A reported one thousand guests. Three days of celebrations. Rumours of Madison Square Garden. I am, of course, talking about Taylor Swift’s wedding to Travis Kelce. And if the rumour mill is to be believed, she isn’t planning a wedding – she’s planning a cultural event.

As a brown woman, I know a thing or two about big, fat weddings. We don’t do anything understated. We don’t even know what that means. Everyone gets an invite: that estranged uncle you haven’t spoken to in a decade, the neighbours, Dad’s work colleague from 1998, your mum’s best friend’s daughter who you’ve met exactly once – even the groom’s third cousin, who now lives in Sheffield but still turns up because “family is family”. If you’ve ever crossed paths, you’re probably on the guest list.

Asian weddings are an art form. It’s about honouring relatives, returning invitations, repaying favours, avoiding offence and making sure nobody spends the next decade asking: “So… why weren’t we invited?”

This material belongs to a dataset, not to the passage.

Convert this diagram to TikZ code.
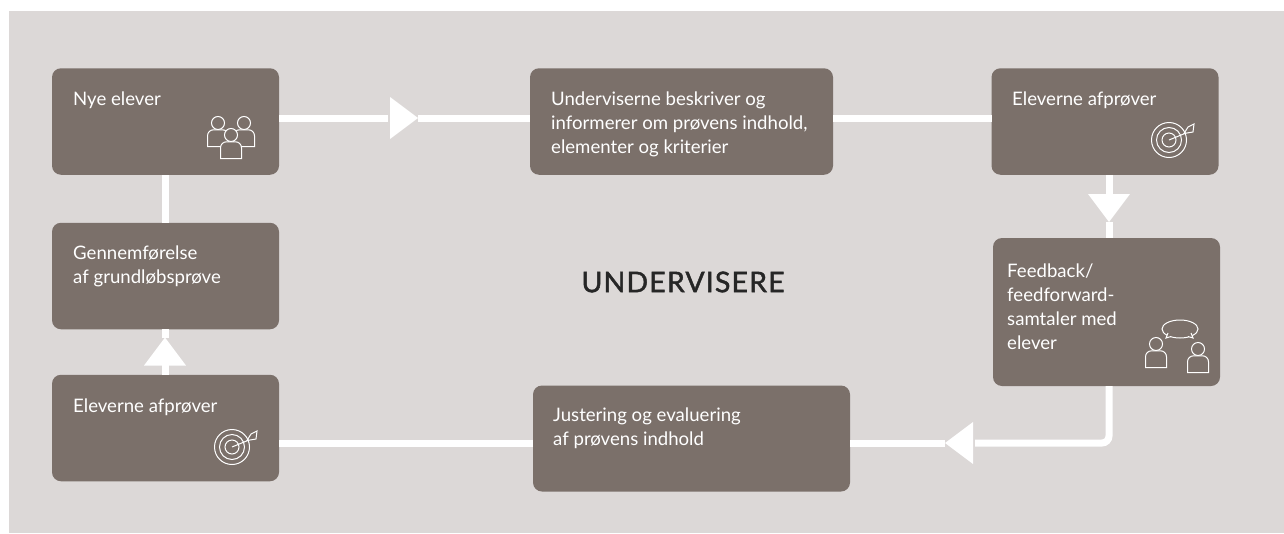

When I was a kid, I loved them. There was endless food, cousins everywhere and a whole week of celebrations that felt like an adventure. It was like being on family holiday somewhere sunny like Marbella, even if you were actually in a sports hall in Stepney. We’d run riot, disappear for hours and get up to no good while the adults worried about family politics. There was an innocence to it all.